Deep reinforcement learning algorithms have shown promise in addressing complex decision-making problems, but they often require millions of steps of suboptimal performance to achieve satisfactory results. This limitation restricts the application of Deep RL in many real-world tasks, where agents cannot afford to rely on thousands of learning trials, particularly when each suboptimal trial is costly. The teacher-student framework seeks to enhance the sample efficiency of RL algorithms. In this setup, a teacher agent guides another student agent’s exploration by providing advice on the optimal actions to take in specific states. However, in numerous applications, communication is constrained by factors such as available bandwidth or battery power. In this paper we consider a student-initiated advising approach where the student can query the teacher only a predetermined fixed number of times.

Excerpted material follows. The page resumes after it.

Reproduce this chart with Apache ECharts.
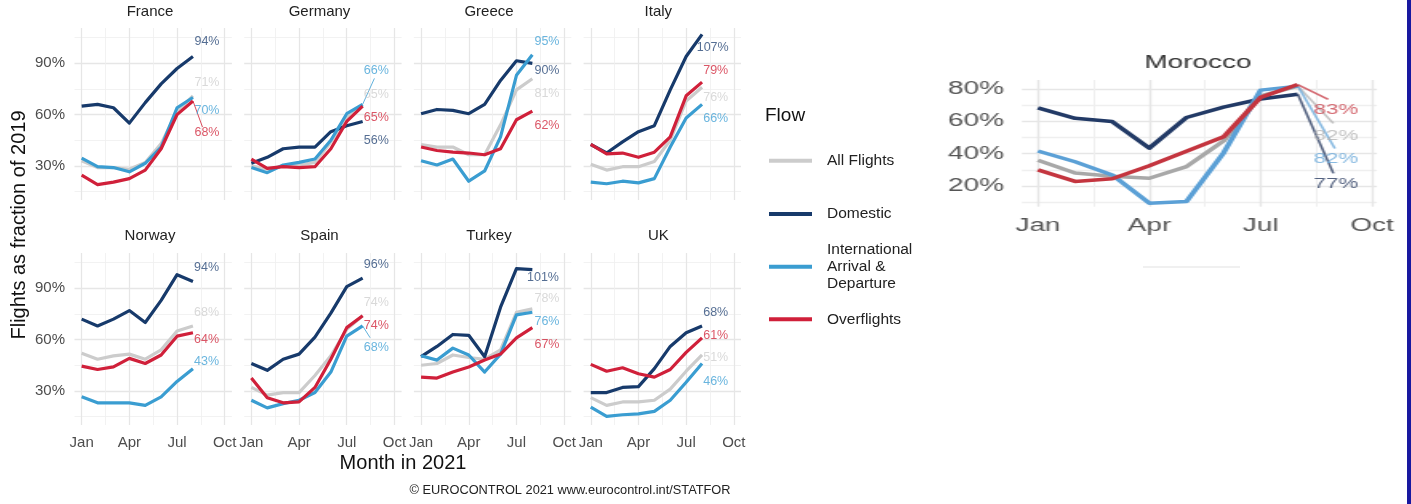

We introduce a frame-work, Ask Important that -
(a) ensures effective utilization of the limited advice budget by querying the teacher only in important states
(b) makes efficient use of the collected demonstration data by introducing an additional demonstration buffer.
Ask Important framework can be utilised by RL algorithms(which work with discrete action spaces and leverage a replay buffer to store and sample experiences) such as DQN, Double DQN, Dueling DQN etc. We explain how Ask Important can be integrated within the DQN algorithm. We compare DQN Ask Important with – DQN(baseline) and an ablation of our method. We evaluate these algorithms in three Gymnasium environments – Acrobot-v1, MountainCar-v0 and LunarLander-v2.
The results show that DQN Ask Important –
(a) has better initial performance
(b) reaches the target average episodic return much faster – than the other two algorithms for all the three environments.